Firstly, observations:

* the bridge pickup sounds noticeably softer than the neck, even if heights are adjusted
* the volume pot doesn't seem to be burned, it still reduces volume
* I'm not sure how the pickups are wired up (perhaps accounting for volume differences)

Hopefully that and the attached pic help with these questions.

1) Is it worth getting pickup readings while installed in guitar (even indicative ones)?
2) The 'ground wire' in my guitar looked/felt like a high-E guitar string, is this normal?
3) Can I use the PRS push/pull tone pot as a push/pull volume pot (for series/parallel)?

Thanks guys!

Danny

IMG_9959_zpsteeimlkh.jpg
 
Oh and don't forget the resistor mod to ground too for the coil taps
That's a matter of conjecture for me, I'm not convinced. I've tried with and without resistors on more than one guitar and I personally couldn't hear or notice any difference.
 
Sorry Danny can't quite tell what's going on with the wiring, can you take a couple of more snaps from different angles?

That's a matter of conjecture for me, I'm not convinced. I've tried with and without resistors on more than one guitar and I personally couldn't hear or notice any difference.

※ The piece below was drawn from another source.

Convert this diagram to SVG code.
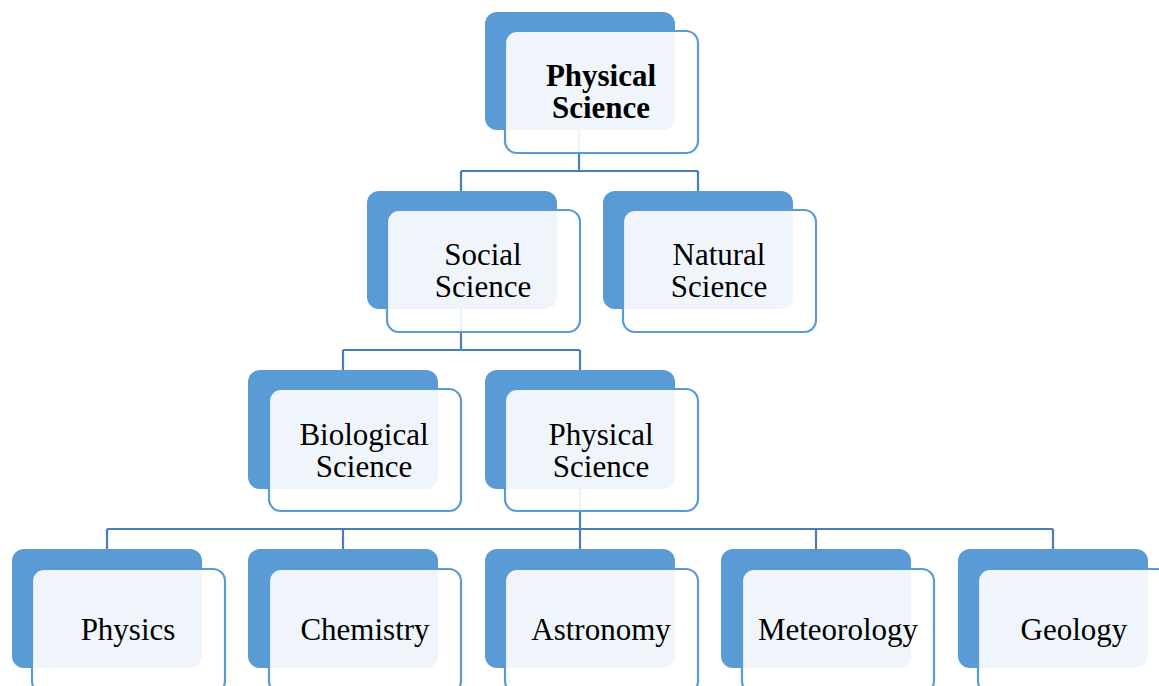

I'm a convert, I put in mini-pots in one guitar (with 57/08s) and adjusted them until I thought they sounded best, co-incidentally they ended up at very similar values to what PRS use for neck/bridge (1.1K and 2.2K). I also recently modded my Mira above with uncovered 53/10s, and switching so you can select either coil on each pickup. Interesting exercise to hear the differences but I still prefer the resistor mod for less volume drop and "better" split tones. I say "better" because tone, as always, is subjective.
 
Yeah sorry about the photos. I need to take it apart again to take better pictures. That came from a bunch from when I did it the first time and I don't have any better photos.

I take it you're curious which pickup leads are connected to?
 
Looks good to me. It may be worth checking the resistance and making sure you've got the bridge in the bridge position and the neck in the neck position (bridge should have a higher resistance)
 
... making sure you've got the bridge in the bridge position and the neck in the neck position ...

Physically? According to the stickers on the back of the pickups (check the Photobucket pic above), they're look to be in the right positions. Looks like I'll have to unsolder the pickups. That ground looks like an absolute mess on the back of the volume pot.

I've asked before (post #13), but is that bridge ground wire normal?